Dir: Anthony C. Ferrante
Star: Meghan Carrasquillo, Noam Sigler, Francisco Angelini, Jhey Castles

Ferrante’s shot at making a shark movie without any meteorological shenanigans is a bit of a mixed bag. It begins well enough, giving us two people, in Valentina Armas (Carrasquillo) and Weston Dern (Sigler), who are not actively unpleasant to be with. This is rarer than you’d expect, the genre largely being populated with college assholes. Valentina and Weston appear actually to care for each other, to the extent he is intending to propose to her underwater, on their scuba-diving trip while on holiday in Mexico. You will not be surprised to learn, a shark has other plans, and they are soon trapped on top of their upturned boat (above). He has a nasty leg wound; she suffered a blow to the head, severely affecting her vision. 

I must admit, given the title, I was expecting an actual blind person. But I guess, Legally Blind Waters, Blurry Waters or Partially Sighted Waters might not have sold as well. The shark isn’t the only problem faced by our loving couple. After dragging themselves to a nearby island, they meet Gabe (Angelini), whose craft perhaps offers a way of escape. Or perhaps not. For the audience knows, and they initially do not, that Gabe is a boat thief and killer. He has no intention of waiting around to be rescued by the local Coast Guard, with all their awkward questions. Valentina and Weston might have been safer, when they were bleeding and in the water.

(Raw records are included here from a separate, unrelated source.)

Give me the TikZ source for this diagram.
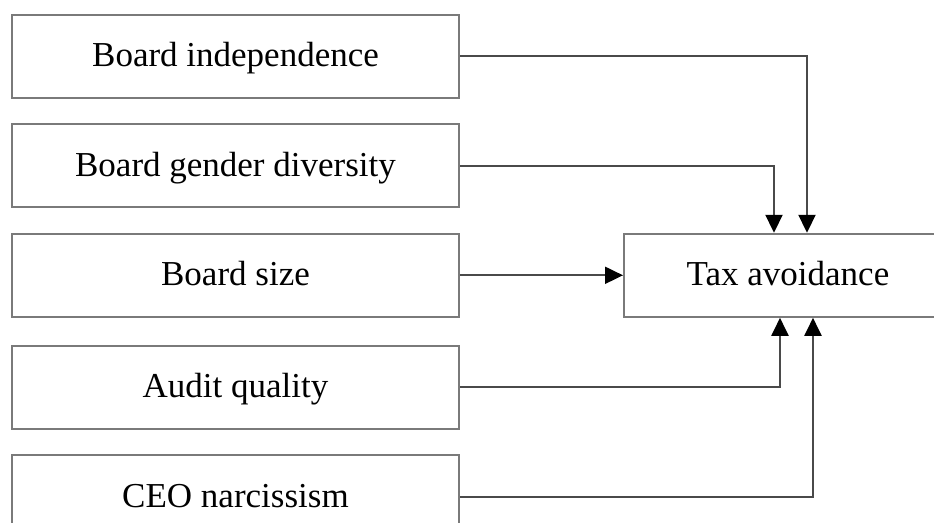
\documentclass[tikz,border=0pt]{standalone}
\usepackage{xcolor}
\usepackage{fontspec}
\setmainfont{Liberation Serif}
\usepackage{tikz}
\usetikzlibrary{arrows.meta,positioning}

\definecolor{boxline}{HTML}{7A7A7A}
\definecolor{connline}{HTML}{4A4A4A}

\begin{document}
\begin{tikzpicture}[node distance=12.2pt,
    factor/.style={rectangle,draw=boxline,line width=1pt,fill=white,
                  minimum width=223.5pt,minimum height=41.5pt,align=center,
                  text height=13pt,text depth=2.5pt,
                  font=\fontsize{17.5}{21}\selectfont},
    outcome/.style={factor,minimum width=164pt},
    conn/.style={-{Triangle[length=9pt,width=8.5pt,black]},line width=1pt,connline}]
\clip (0,0) rectangle (467pt,-261.5pt);
\node[factor] (bi) at (117.75pt,-28.25pt) {Board independence};
\node[factor,below=of bi] (bgd) {Board gender diversity};
\node[factor,below=of bgd] (bs) {Board size};
\node[factor,below=13.5pt of bs] (aq) {Audit quality};
\node[factor,below=of aq] (ceo) {CEO narcissism};
\node[outcome,right=81.5pt of bs] (tax) {Tax avoidance};
\draw[conn] (bi.east) -| ([xshift=9.5pt]tax.north);
\draw[conn] (bgd.east) -| ([xshift=-7pt]tax.north);
\draw[conn] (bs) -- (tax);
\draw[conn] (aq.east) -| ([xshift=-4pt]tax.south);
\draw[conn] (ceo.east) -| ([xshift=12.5pt]tax.south);
\end{tikzpicture}
\end{document}
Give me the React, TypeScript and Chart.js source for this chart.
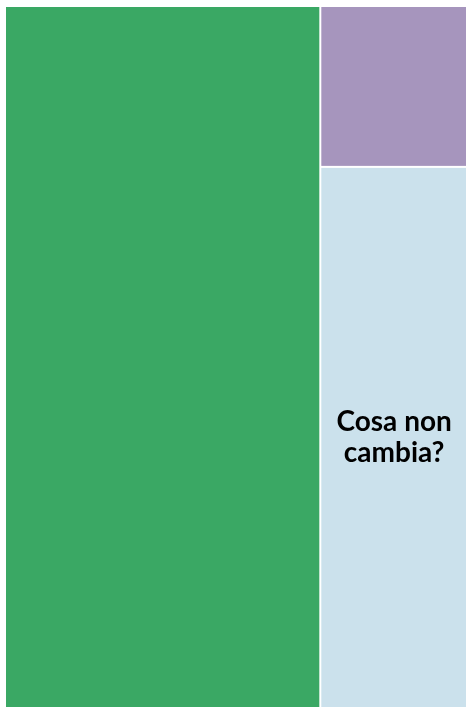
import React, { useEffect, useRef } from "react";
import { Chart, registerables } from "chart.js";

Chart.register(...registerables);

// Treemap data
const categories = ["Cosa cambia?", "Altro", "Cosa non cambia?"];
const values = [68.1, 7.3, 24.6];
const colors = ["#3aa864", "#a695bd", "#cbe1ec"];
const showLabel = [false, false, true];

type Rect = { x0: number; y0: number; x1: number; y1: number; i: number };

// Simple slice layout in value space (0..100 x 0..100):
// first item takes a full-height column, the rest share the remaining column stacked vertically.
function layout(vals: number[]): Rect[] {
  const total = vals.reduce((a, b) => a + b, 0);
  const rects: Rect[] = [];
  const w0 = (vals[0] / total) * 100;
  rects.push({ x0: 0, y0: 0, x1: w0, y1: 100, i: 0 });
  const rest = vals.slice(1);
  const restTotal = rest.reduce((a, b) => a + b, 0);
  let y = 0;
  rest.forEach((v, k) => {
    const h = (v / restTotal) * 100;
    rects.push({ x0: w0, y0: y, x1: 100, y1: y + h, i: k + 1 });
    y += h;
  });
  return rects;
}

const treemapPlugin = {
  id: "treemapRects",
  afterDatasetsDraw(chart: any) {
    const { ctx, scales } = chart;
    const xs = scales.x;
    const ys = scales.y;
    const rects = layout(values);
    const gap = 1;
    ctx.save();
    rects.forEach((r) => {
      const px0 = xs.getPixelForValue(r.x0) + gap;
      const px1 = xs.getPixelForValue(r.x1) - gap;
      const py0 = ys.getPixelForValue(r.y0) + gap;
      const py1 = ys.getPixelForValue(r.y1) - gap;
      ctx.fillStyle = colors[r.i];
      ctx.fillRect(px0, py0, px1 - px0, py1 - py0);
      if (showLabel[r.i]) {
        ctx.font = "bold 28px Lato, 'Open Sans', sans-serif";
        ctx.fillStyle = "#000000";
        ctx.textAlign = "center";
        ctx.textBaseline = "middle";
        const maxW = px1 - px0 - 10;
        const words = categories[r.i].split(" ");
        const lines: string[] = [];
        let cur = "";
        words.forEach((w) => {
          const t = cur ? cur + " " + w : w;
          if (ctx.measureText(t).width > maxW && cur) {
            lines.push(cur);
            cur = w;
          } else cur = t;
        });
        if (cur) lines.push(cur);
        const lh = 31;
        const cx = (px0 + px1) / 2;
        const cy = (py0 + py1) / 2;
        lines.forEach((ln, k) => {
          ctx.fillText(ln, cx, cy + (k - (lines.length - 1) / 2) * lh);
        });
      }
    });
    ctx.restore();
  },
};

export default function App() {
  const ref = useRef<HTMLCanvasElement | null>(null);
  useEffect(() => {
    document.body.style.margin = "0";
    const c = ref.current;
    if (!c) return;
    const chart = new Chart(c, {
      type: "scatter",
      data: { datasets: [{ data: [] }] },
      options: {
        animation: false,
        responsive: false,
        events: [],
        layout: { padding: { left: 5, top: 6, right: 2, bottom: 1 } },
        plugins: { legend: { display: false }, tooltip: { enabled: false } },
        scales: {
          x: { type: "linear", min: 0, max: 100, display: false },
          y: { type: "linear", min: 0, max: 100, reverse: true, display: false },
        },
      },
      plugins: [treemapPlugin],
    });
    return () => chart.destroy();
  }, []);
  return (
    <div style={{ width: 466, height: 707, overflow: "hidden", background: "#ffffff" }}>
      <canvas ref={ref} width={470} height={710} style={{ display: "block" }} />
    </div>
  );
}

It almost feels like these are two different movies, and they spend their time fighting for dominance, rather than meshing smoothly. It could be described as something of a cross between Open Water and Wait Until Dark. If you have difficulty getting your brain around that combo, you are not the only person. The human threat fares better, in that Gabe isn’t ropey CGI – a fate suffered rather too often by the shark. However, the main issue is perhaps too many holes in the script. Why does the shark capsize the boat, then hardly bother to follow up? The stupid family who all contrive to fall in the sea and get eaten. Gabe’s escape on a little raft. Tides that can potentially cover an island at least a hundred feet high.

And don’t even get me started on the couple’s rope-wrangling skills. I’ll say no more than this: you can pull a rope from both ends, y’know… There are some decent moments of threat, and a genuine sense that people may die. I did like the finale, where the shark and Gabe, both imperil Valentina and her blurred view of the world. She still proves entirely capable of defending herself though, albeit not quite going Zatoichi on its fishy ass. This is probably not a film, I’ll bother to rewatch; there isn’t enough here to make it stand out. However, I was never bored – just occasionally irritated – and in the shark genre, that’s all I can reasonably hope for.